Housing ministers Chris Pincher has backed plans to scrap private gardens after his civil servants short-listed six architects for its Homes of 2030 contest.
The competition aims to fulfil its promise to create better-designed homes as it ramps up the number of units being built every year, and includes several plans by the architects to scrap private gardens and instead provide communal spaces.
How this idea goes down with home buyers of the future is another matter given Briton’s love of private gardens, but the Ministry of Housing, Communities and Local Government says it wants the next generation of housing to be greener, healthier, better for elderly people and quicker to build.
Reading between the lines, Ministers are keen to find ideas that enable development to be higher density – gardens force developers to spread out houses across sites.

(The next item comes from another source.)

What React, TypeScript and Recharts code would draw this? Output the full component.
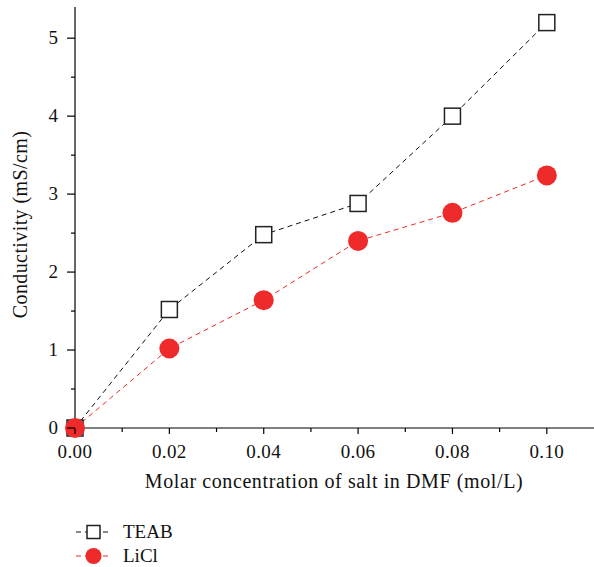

For example, the design by Studio Open suggests a quartet of homes built around a courtyard garden that residents can book via an app for private use but that would otherwise be communal.

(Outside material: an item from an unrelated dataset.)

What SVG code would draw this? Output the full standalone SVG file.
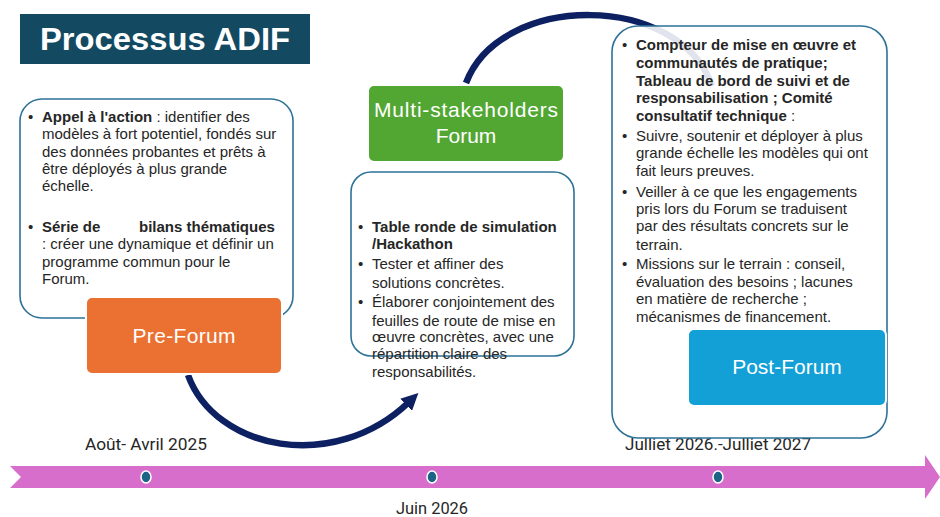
<svg xmlns="http://www.w3.org/2000/svg" width="940" height="517" viewBox="0 0 940 517">
<style>
.box{fill:#ffffff;fill-opacity:0.88;stroke:#2e7296;stroke-width:1.6}
.t{font-family:"Liberation Sans",Arial,sans-serif;font-size:15px;fill:#262626}
.b{font-weight:bold}
.lbl{font-family:"Liberation Sans",Arial,sans-serif;font-size:21px;fill:#ffffff;text-anchor:middle}
.date{font-family:Roboto,"Liberation Sans",sans-serif;font-size:16px;fill:#262626;text-anchor:middle}
.arc{fill:none;stroke:#0c2062;stroke-width:6.5}
.dot{fill:#1b6486;stroke:#ffffff;stroke-width:1.5}
</style>
<defs>
<marker id="ah" markerWidth="17" markerHeight="17" refX="4" refY="8.5" orient="auto" markerUnits="userSpaceOnUse">
<path d="M0,0 L17,8.5 L0,17 z" fill="#0c2062"/>
</marker>
</defs>
<rect width="940" height="517" fill="#ffffff"/>

<g id="timeline">
<path d="M10,466 L925,466 L925,455 L940,477 L925,499 L925,488 L10,488 L21,477 z" fill="#d86ecc"/>
<ellipse class="dot" cx="146" cy="477" rx="5" ry="6"/>
<ellipse class="dot" cx="432" cy="477" rx="5" ry="6"/>
<ellipse class="dot" cx="718" cy="477" rx="5" ry="6"/>
<text class="date" x="146" y="450" textLength="122" lengthAdjust="spacingAndGlyphs">Août- Avril 2025</text>
<text class="date" x="432" y="514" textLength="72" lengthAdjust="spacingAndGlyphs">Juin 2026</text>
<text class="date" x="718" y="450" textLength="186" lengthAdjust="spacingAndGlyphs">Julliet 2026.-Julliet 2027</text>
</g>

<g id="connectors">
<path class="arc" d="M466,83 C500,-8 680,-8 712,86"/>
<path class="arc" d="M188,375 C215,450 334,474 409,402" marker-end="url(#ah)"/>
</g>

<g id="title">
<rect x="20" y="14" width="290" height="50" fill="#134a62"/>
<text x="165" y="50" text-anchor="middle" font-family="'Liberation Sans',Arial,sans-serif" font-size="32" font-weight="bold" fill="#ffffff" textLength="250" lengthAdjust="spacingAndGlyphs">Processus ADIF</text>
</g>

<g id="pre-box">
<rect class="box" x="20" y="99" width="273" height="219" rx="22"/>
<text class="t" x="28" y="122">•</text>
<text class="t" x="42" y="122"><tspan class="b">Appel à l'action</tspan> : identifier des</text>
<text class="t" x="42" y="139">modèles à fort potentiel, fondés sur</text>
<text class="t" x="42" y="157">des données probantes et prêts à</text>
<text class="t" x="42" y="174">être déployés à plus grande</text>
<text class="t" x="42" y="191">échelle.</text>
<text class="t" x="28" y="232">•</text>
<text class="t b" x="42" y="232">Série de</text>
<text class="t b" x="139" y="232">bilans thématiques</text>
<text class="t" x="42" y="249">: créer une dynamique et définir un</text>
<text class="t" x="42" y="267">programme commun pour le</text>
<text class="t" x="42" y="284">Forum.</text>
</g>

<g id="pre-forum">
<rect x="86" y="297" width="196" height="77" rx="6" fill="#ea7131" stroke="#ffffff" stroke-width="2"/>
<text class="lbl" x="184" y="343" textLength="103">Pre-Forum</text>
</g>

<g id="forum">
<rect x="368" y="85" width="196" height="77" rx="6" fill="#52a733" stroke="#ffffff" stroke-width="2"/>
<text class="lbl" x="466" y="117" textLength="184">Multi-stakeholders</text>
<text class="lbl" x="466" y="143">Forum</text>
</g>

<g id="mid-box">
<rect class="box" x="351" y="172" width="223" height="184" rx="20"/>
<text class="t" x="358" y="232">•</text>
<text class="t b" x="372" y="232">Table ronde de simulation</text>
<text class="t b" x="372" y="249">/Hackathon</text>
<text class="t" x="358" y="269">•</text>
<text class="t" x="372" y="269">Tester et affiner des</text>
<text class="t" x="372" y="288">solutions concrètes.</text>
<text class="t" x="358" y="307">•</text>
<text class="t" x="372" y="307">Élaborer conjointement des</text>
<text class="t" x="372" y="326">feuilles de route de mise en</text>
<text class="t" x="372" y="342">œuvre concrètes, avec une</text>
<text class="t" x="372" y="359">répartition claire des</text>
<text class="t" x="372" y="377">responsabilités.</text>
</g>

<g id="post-box">
<rect class="box" x="612" y="26" width="275" height="412" rx="26"/>
<text class="t" x="622" y="50">•</text>
<text class="t b" x="636" y="50">Compteur de mise en œuvre et</text>
<text class="t b" x="636" y="68">communautés de pratique;</text>
<text class="t b" x="636" y="86">Tableau de bord de suivi et de</text>
<text class="t b" x="636" y="103">responsabilisation ; Comité</text>
<text class="t" x="636" y="121"><tspan class="b">consultatif technique</tspan> :</text>
<text class="t" x="622" y="141">•</text>
<text class="t" x="636" y="141">Suivre, soutenir et déployer à plus</text>
<text class="t" x="636" y="158">grande échelle les modèles qui ont</text>
<text class="t" x="636" y="176">fait leurs preuves.</text>
<text class="t" x="622" y="197">•</text>
<text class="t" x="636" y="197">Veiller à ce que les engagements</text>
<text class="t" x="636" y="214">pris lors du Forum se traduisent</text>
<text class="t" x="636" y="231">par des résultats concrets sur le</text>
<text class="t" x="636" y="250">terrain.</text>
<text class="t" x="622" y="269">•</text>
<text class="t" x="636" y="269">Missions sur le terrain : conseil,</text>
<text class="t" x="636" y="287">évaluation des besoins ; lacunes</text>
<text class="t" x="636" y="304">en matière de recherche ;</text>
<text class="t" x="636" y="322">mécanismes de financement.</text>
</g>

<g id="post-forum">
<rect x="688" y="329" width="198" height="77" rx="6" fill="#12a0d6" stroke="#ffffff" stroke-width="2"/>
<text class="lbl" x="787" y="374">Post-Forum</text>
</g>
</svg>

The six short-listed architect firms have now been given £40,000 to developer their ideas.
Ministers gave designers four key requirements; that the homes must be adaptable to how needs change as people become older, have net zero carbon emissions, promote healthy living, and be deliverable in large numbers.
“This competition demonstrates the best of British design being brought to bear on a key issue for today, and future generations: delivering homes that are good for the planet and that promote healthy, independent living for older generations,” says Pincher (left).